Speaker
Description
We propose a model-independent Bézier parametric interpolation to alleviate the degeneracy between baryonic and dark matter abundances by means of intermediate-redshift data. To do so, we first interpolate the observational Hubble data to extract cosmic bounds over the (reduced) Hubble constant, h0, and interpolate the angular diameter distances, D(z), of the galaxy clusters, inferred from the Sunyaev-Zeldovich effect, constraining the spatial curvature, Ωk.
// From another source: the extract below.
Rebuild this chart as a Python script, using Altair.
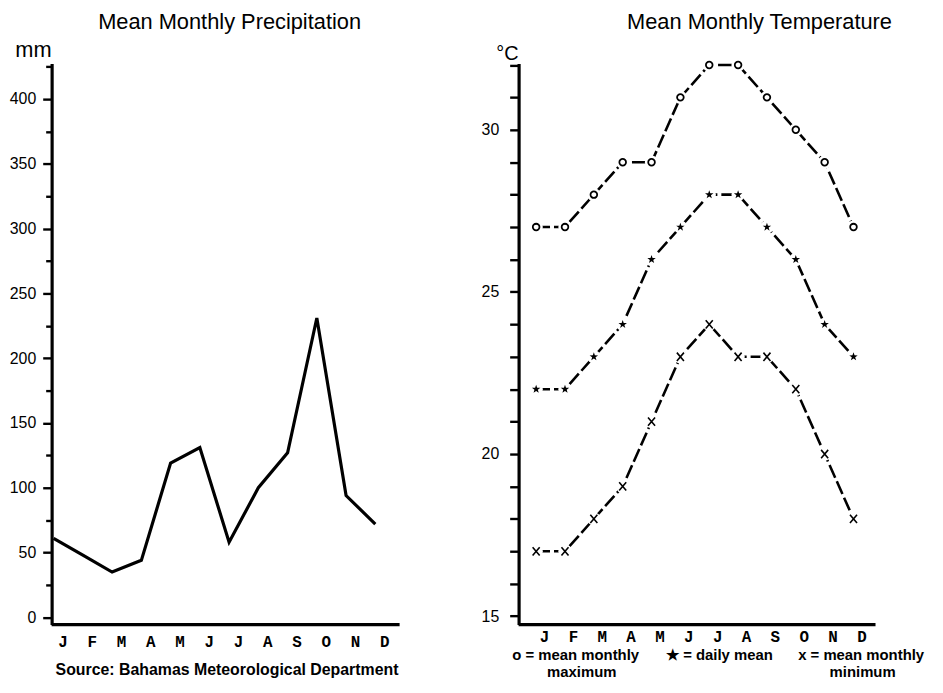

Through the so-determined Hubble points and D(z), we interpolate uncorrelated data of baryonic acoustic oscillations bounding the baryon (ωb = h^2_0Ω_b) and total matter (ωm = h^2_0Ω_m) densities, reinforcing the constraints on h0 and Ωk with the same technique. Instead of pursuing the usual treatment to fix ωb via the value obtained from the cosmic microwave background to remove the matter sector degeneracy, we here interpolate the acoustic parameter from correlated baryonic acoustic oscillations. The results of our Monte Carlo–Markov chain simulations turn out to agree at 1–σ confidence level with the flat ΛCDM model. While our findings are roughly suitable at 1–σ with its non-flat extension too, the Hubble constant appears in tension up to the 2–σ confidence level. Accordingly, we also reanalyze the Hubble tension with our treatment and find our expectations slightly match local constraints.